C’est à la fois le clou du spectacle et celui qui génère le plus de frustrations pour nous. Le clou du spectacle car la performance est bluffante : elle d’une agilité hors norme sur une tessiture de plus de 2 octaves, alternant entre suraigus parfaitement placés et graves en voix de poitrine jamais appuyés ; lui d’une précision absolue jusque dans les traits les plus longs et les plus inconfortables. La musique pourrait permettre des différenciations plus franches entre les divinités, mais comme les bouts de texte sont assez abstraits on est moins gêné que dans le Messiaen. L’interprétation repose davantage sur l’aspect incantatoire, rituel amorcé par le prélude que sur les mythes en soi. À cet égard elle est très convaincante, même fascinante et le public lui réserve un accueil enthousiaste.

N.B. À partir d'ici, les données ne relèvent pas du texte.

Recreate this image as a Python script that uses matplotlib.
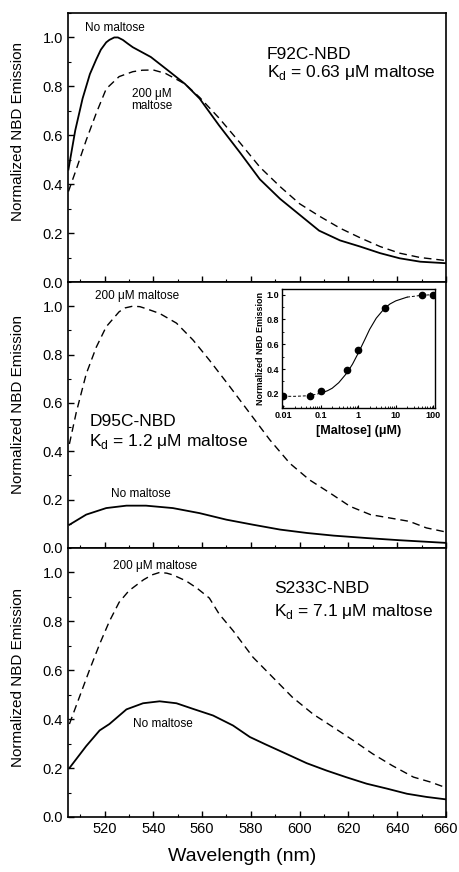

La vraie frustration se situe pour nous dans la gestion du duo. Cette dernière partie confirme ce qu’il nous semblait percevoir dès le début du concert : deux musiciens qui ne jouent pas sur le même plan musical. Tous les repères sont parfaitement calés, tout est synchronisé, l’équilibre est bon, mais le discours ne nous semble pas construit et vécu d’un commun accord. C’est une vision de la musique de chambre qui est assumée et fonctionne dans son genre. Néanmoins, du fait du contraste entre l’extraversion naturelle d’Hannigan et l’humilité de Chamayou, on approche parfois d’une vision conventionnelle et réductrice du duo chant-piano, avec une soliste et un accompagnateur. Avec de tels artistes, qui n’ont plus à prouver leur singularité, on aurait aimé voir de la modernité aussi dans leur relation en musique et sur scène.
La soirée promettait d’être luxueuse, intense et rare : elle l’a été. Elle a même paru trop courte tant ces musiques sont captivantes quand elles sont défendues à ce niveau d’incarnation. On aurait cependant aimé que cette intensité soit nuancée par plus de poésie et de subtilités, que le répertoire permettait. Reste qu’à notre connaissance, la version du cycle de Messiaen que nous avons entendu ce soir dépasse en beauté plastique toutes les autres références.